====== Provided material ======

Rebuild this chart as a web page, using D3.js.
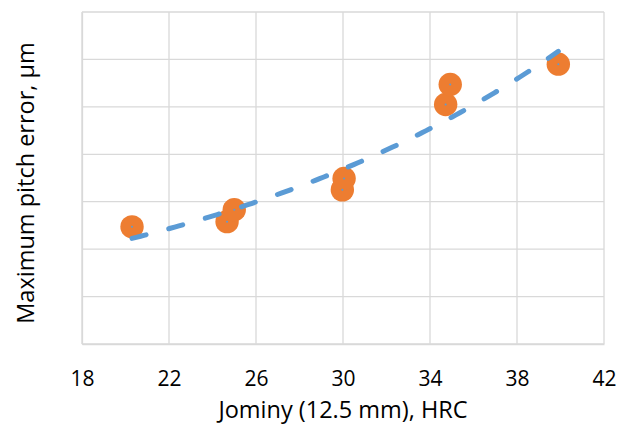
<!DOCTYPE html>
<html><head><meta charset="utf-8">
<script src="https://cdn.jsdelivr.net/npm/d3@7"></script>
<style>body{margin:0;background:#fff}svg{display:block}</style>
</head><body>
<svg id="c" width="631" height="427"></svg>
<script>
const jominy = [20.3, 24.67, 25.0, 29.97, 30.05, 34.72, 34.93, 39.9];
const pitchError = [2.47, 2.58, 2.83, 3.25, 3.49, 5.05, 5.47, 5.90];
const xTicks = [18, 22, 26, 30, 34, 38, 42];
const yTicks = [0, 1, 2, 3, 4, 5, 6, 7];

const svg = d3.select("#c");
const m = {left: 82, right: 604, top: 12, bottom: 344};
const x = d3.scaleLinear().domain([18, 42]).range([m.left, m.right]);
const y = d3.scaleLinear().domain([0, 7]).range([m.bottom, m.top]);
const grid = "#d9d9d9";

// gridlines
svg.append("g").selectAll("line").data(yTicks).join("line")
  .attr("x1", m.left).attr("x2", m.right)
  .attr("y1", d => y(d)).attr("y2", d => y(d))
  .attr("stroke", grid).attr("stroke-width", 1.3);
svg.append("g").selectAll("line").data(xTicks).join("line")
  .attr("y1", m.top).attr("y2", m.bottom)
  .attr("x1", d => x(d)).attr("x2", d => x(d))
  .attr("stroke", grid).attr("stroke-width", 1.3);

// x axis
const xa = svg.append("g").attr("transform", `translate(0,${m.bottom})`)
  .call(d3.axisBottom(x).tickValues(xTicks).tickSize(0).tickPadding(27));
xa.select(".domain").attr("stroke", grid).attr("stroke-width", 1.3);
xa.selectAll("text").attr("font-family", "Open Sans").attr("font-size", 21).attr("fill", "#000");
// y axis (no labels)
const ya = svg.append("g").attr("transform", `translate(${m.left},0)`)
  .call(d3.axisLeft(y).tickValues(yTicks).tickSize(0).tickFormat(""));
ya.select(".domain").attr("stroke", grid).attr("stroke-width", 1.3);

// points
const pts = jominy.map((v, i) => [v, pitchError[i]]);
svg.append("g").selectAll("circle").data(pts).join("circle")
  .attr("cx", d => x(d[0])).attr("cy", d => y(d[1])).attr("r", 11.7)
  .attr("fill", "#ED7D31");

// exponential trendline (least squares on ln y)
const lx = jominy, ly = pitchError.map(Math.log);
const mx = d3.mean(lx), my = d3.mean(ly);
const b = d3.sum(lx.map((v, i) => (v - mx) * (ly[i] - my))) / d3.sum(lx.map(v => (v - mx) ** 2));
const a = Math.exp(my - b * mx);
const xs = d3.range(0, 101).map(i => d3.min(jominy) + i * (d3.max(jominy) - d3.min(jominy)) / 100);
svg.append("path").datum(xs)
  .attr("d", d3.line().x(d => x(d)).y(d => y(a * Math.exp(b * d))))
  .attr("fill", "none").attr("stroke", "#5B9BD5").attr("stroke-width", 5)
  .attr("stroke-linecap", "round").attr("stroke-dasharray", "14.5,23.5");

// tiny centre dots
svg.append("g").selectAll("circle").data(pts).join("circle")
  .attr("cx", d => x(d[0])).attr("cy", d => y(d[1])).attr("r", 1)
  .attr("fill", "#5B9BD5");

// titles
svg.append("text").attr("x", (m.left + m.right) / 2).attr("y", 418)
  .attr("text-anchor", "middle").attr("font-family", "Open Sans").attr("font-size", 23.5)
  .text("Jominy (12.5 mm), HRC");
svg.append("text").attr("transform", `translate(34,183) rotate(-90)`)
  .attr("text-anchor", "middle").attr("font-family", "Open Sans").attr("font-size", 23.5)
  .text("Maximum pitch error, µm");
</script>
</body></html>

======

▶ _Aim of the exercise_
Repeat the material above word for word and skip every image in it.

▶ _Output for this exercise_
Rebuild this chart as a web page, using D3.js.
<!DOCTYPE html>
<html><head><meta charset="utf-8">
<script src="https://cdn.jsdelivr.net/npm/d3@7"></script>
<style>body{margin:0;background:#fff}svg{display:block}</style>
</head><body>
<svg id="c" width="631" height="427"></svg>
<script>
const jominy = [20.3, 24.67, 25.0, 29.97, 30.05, 34.72, 34.93, 39.9];
const pitchError = [2.47, 2.58, 2.83, 3.25, 3.49, 5.05, 5.47, 5.90];
const xTicks = [18, 22, 26, 30, 34, 38, 42];
const yTicks = [0, 1, 2, 3, 4, 5, 6, 7];

const svg = d3.select("#c");
const m = {left: 82, right: 604, top: 12, bottom: 344};
const x = d3.scaleLinear().domain([18, 42]).range([m.left, m.right]);
const y = d3.scaleLinear().domain([0, 7]).range([m.bottom, m.top]);
const grid = "#d9d9d9";

// gridlines
svg.append("g").selectAll("line").data(yTicks).join("line")
  .attr("x1", m.left).attr("x2", m.right)
  .attr("y1", d => y(d)).attr("y2", d => y(d))
  .attr("stroke", grid).attr("stroke-width", 1.3);
svg.append("g").selectAll("line").data(xTicks).join("line")
  .attr("y1", m.top).attr("y2", m.bottom)
  .attr("x1", d => x(d)).attr("x2", d => x(d))
  .attr("stroke", grid).attr("stroke-width", 1.3);

// x axis
const xa = svg.append("g").attr("transform", `translate(0,${m.bottom})`)
  .call(d3.axisBottom(x).tickValues(xTicks).tickSize(0).tickPadding(27));
xa.select(".domain").attr("stroke", grid).attr("stroke-width", 1.3);
xa.selectAll("text").attr("font-family", "Open Sans").attr("font-size", 21).attr("fill", "#000");
// y axis (no labels)
const ya = svg.append("g").attr("transform", `translate(${m.left},0)`)
  .call(d3.axisLeft(y).tickValues(yTicks).tickSize(0).tickFormat(""));
ya.select(".domain").attr("stroke", grid).attr("stroke-width", 1.3);

// points
const pts = jominy.map((v, i) => [v, pitchError[i]]);
svg.append("g").selectAll("circle").data(pts).join("circle")
  .attr("cx", d => x(d[0])).attr("cy", d => y(d[1])).attr("r", 11.7)
  .attr("fill", "#ED7D31");

// exponential trendline (least squares on ln y)
const lx = jominy, ly = pitchError.map(Math.log);
const mx = d3.mean(lx), my = d3.mean(ly);
const b = d3.sum(lx.map((v, i) => (v - mx) * (ly[i] - my))) / d3.sum(lx.map(v => (v - mx) ** 2));
const a = Math.exp(my - b * mx);
const xs = d3.range(0, 101).map(i => d3.min(jominy) + i * (d3.max(jominy) - d3.min(jominy)) / 100);
svg.append("path").datum(xs)
  .attr("d", d3.line().x(d => x(d)).y(d => y(a * Math.exp(b * d))))
  .attr("fill", "none").attr("stroke", "#5B9BD5").attr("stroke-width", 5)
  .attr("stroke-linecap", "round").attr("stroke-dasharray", "14.5,23.5");

// tiny centre dots
svg.append("g").selectAll("circle").data(pts).join("circle")
  .attr("cx", d => x(d[0])).attr("cy", d => y(d[1])).attr("r", 1)
  .attr("fill", "#5B9BD5");

// titles
svg.append("text").attr("x", (m.left + m.right) / 2).attr("y", 418)
  .attr("text-anchor", "middle").attr("font-family", "Open Sans").attr("font-size", 23.5)
  .text("Jominy (12.5 mm), HRC");
svg.append("text").attr("transform", `translate(34,183) rotate(-90)`)
  .attr("text-anchor", "middle").attr("font-family", "Open Sans").attr("font-size", 23.5)
  .text("Maximum pitch error, µm");
</script>
</body></html>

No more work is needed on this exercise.